Copy exactly, and only, the lines below from the first through the one containing "6001, 6601, 7201]", both included; pictures are omitted.

>> BEGIN

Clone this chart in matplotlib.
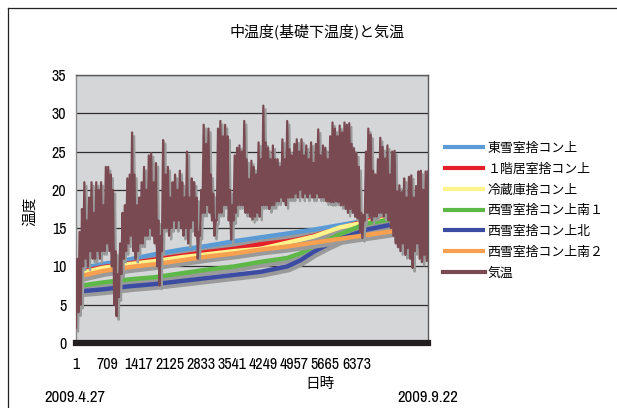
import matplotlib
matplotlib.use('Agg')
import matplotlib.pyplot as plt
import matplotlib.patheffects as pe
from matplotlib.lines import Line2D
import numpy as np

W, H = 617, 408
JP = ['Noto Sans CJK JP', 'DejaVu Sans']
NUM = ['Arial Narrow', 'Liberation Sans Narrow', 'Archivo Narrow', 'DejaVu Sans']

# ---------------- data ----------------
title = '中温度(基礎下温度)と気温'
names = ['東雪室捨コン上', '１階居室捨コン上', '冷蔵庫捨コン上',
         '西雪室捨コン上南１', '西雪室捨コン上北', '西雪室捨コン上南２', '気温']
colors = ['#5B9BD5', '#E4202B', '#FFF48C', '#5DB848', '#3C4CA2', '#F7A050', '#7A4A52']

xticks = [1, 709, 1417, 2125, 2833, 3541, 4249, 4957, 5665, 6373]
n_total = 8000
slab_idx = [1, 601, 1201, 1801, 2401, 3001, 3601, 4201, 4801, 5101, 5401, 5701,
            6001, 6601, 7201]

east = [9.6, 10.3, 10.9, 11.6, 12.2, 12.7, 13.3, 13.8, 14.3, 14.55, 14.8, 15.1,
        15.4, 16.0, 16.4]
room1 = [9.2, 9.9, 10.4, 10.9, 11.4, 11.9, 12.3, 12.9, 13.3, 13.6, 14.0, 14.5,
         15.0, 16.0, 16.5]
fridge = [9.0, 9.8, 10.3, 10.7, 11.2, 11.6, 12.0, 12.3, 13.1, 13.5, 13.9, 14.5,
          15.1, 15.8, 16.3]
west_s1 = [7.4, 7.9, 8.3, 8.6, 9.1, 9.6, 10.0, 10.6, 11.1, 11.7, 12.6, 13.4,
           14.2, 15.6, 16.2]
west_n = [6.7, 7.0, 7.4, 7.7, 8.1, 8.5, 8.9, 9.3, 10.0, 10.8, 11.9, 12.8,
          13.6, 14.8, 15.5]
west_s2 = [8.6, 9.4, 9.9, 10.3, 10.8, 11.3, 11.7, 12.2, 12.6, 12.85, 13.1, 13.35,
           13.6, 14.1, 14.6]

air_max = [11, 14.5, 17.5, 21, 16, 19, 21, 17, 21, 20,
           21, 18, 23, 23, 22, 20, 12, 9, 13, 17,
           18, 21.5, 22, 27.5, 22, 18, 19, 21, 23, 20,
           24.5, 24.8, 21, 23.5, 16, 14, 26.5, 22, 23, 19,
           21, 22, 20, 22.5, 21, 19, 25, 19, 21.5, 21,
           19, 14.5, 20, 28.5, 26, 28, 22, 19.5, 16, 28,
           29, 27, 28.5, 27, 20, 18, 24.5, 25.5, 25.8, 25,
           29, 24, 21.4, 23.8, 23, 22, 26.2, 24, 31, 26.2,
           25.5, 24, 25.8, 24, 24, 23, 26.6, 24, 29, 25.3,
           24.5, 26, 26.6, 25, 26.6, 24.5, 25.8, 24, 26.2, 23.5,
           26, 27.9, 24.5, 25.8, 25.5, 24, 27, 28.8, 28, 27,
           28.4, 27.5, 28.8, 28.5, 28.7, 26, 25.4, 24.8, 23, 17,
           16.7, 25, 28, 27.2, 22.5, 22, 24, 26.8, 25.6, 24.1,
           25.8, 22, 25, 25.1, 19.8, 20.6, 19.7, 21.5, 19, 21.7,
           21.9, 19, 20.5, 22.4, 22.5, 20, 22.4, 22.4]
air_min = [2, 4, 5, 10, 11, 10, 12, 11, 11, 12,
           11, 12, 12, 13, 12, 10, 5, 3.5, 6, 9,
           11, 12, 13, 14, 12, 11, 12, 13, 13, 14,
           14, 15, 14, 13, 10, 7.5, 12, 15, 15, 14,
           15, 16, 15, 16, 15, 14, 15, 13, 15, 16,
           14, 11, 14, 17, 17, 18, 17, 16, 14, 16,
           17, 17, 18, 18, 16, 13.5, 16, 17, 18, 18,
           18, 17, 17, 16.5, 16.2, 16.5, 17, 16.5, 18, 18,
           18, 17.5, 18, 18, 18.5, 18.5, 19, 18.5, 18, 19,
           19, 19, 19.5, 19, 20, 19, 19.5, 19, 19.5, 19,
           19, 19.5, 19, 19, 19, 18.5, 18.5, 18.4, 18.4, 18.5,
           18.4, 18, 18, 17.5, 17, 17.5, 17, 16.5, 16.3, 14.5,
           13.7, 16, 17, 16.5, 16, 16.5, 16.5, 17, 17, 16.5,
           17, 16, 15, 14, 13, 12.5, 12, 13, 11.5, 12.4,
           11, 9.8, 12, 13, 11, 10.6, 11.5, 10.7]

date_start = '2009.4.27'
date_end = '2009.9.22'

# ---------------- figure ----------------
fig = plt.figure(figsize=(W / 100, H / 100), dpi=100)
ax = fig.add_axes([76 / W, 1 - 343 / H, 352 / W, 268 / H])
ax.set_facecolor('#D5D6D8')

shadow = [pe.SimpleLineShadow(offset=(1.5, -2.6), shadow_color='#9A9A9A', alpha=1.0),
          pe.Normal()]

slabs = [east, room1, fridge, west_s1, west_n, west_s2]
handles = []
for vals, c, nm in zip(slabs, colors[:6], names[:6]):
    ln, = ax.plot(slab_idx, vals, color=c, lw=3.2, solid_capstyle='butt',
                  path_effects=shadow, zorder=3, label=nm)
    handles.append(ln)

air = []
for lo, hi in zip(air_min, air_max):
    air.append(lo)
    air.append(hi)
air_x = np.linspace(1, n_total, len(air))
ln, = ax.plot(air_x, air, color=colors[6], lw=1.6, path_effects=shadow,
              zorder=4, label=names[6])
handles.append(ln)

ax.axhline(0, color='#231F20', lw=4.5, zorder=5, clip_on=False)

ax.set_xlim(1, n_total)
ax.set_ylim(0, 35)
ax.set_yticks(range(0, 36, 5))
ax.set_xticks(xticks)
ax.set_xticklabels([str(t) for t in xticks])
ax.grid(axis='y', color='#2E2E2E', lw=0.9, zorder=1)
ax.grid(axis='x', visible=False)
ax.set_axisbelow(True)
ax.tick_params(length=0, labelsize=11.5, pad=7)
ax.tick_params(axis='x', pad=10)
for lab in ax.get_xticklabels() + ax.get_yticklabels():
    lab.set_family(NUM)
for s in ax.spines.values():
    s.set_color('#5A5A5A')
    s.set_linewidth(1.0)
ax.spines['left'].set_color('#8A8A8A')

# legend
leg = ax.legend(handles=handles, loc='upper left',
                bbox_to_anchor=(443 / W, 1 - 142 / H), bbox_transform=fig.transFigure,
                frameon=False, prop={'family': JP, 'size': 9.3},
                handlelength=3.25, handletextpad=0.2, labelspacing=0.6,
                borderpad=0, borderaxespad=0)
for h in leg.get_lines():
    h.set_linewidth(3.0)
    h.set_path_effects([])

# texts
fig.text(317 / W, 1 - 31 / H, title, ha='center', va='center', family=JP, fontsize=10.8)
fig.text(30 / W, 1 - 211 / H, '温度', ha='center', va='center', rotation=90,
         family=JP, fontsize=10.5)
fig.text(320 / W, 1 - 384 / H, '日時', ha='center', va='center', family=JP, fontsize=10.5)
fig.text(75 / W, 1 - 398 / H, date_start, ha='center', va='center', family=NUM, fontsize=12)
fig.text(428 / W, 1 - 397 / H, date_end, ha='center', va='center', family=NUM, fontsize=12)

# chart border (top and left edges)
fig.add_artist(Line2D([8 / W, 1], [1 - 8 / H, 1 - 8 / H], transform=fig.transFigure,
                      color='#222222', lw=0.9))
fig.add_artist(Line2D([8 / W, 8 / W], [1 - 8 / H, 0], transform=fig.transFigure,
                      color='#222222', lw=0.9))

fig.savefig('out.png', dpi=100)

>> END

# [TASK RESULT]
Clone this chart in matplotlib.
import matplotlib
matplotlib.use('Agg')
import matplotlib.pyplot as plt
import matplotlib.patheffects as pe
from matplotlib.lines import Line2D
import numpy as np

W, H = 617, 408
JP = ['Noto Sans CJK JP', 'DejaVu Sans']
NUM = ['Arial Narrow', 'Liberation Sans Narrow', 'Archivo Narrow', 'DejaVu Sans']

# ---------------- data ----------------
title = '中温度(基礎下温度)と気温'
names = ['東雪室捨コン上', '１階居室捨コン上', '冷蔵庫捨コン上',
         '西雪室捨コン上南１', '西雪室捨コン上北', '西雪室捨コン上南２', '気温']
colors = ['#5B9BD5', '#E4202B', '#FFF48C', '#5DB848', '#3C4CA2', '#F7A050', '#7A4A52']

xticks = [1, 709, 1417, 2125, 2833, 3541, 4249, 4957, 5665, 6373]
n_total = 8000
slab_idx = [1, 601, 1201, 1801, 2401, 3001, 3601, 4201, 4801, 5101, 5401, 5701,
            6001, 6601, 7201]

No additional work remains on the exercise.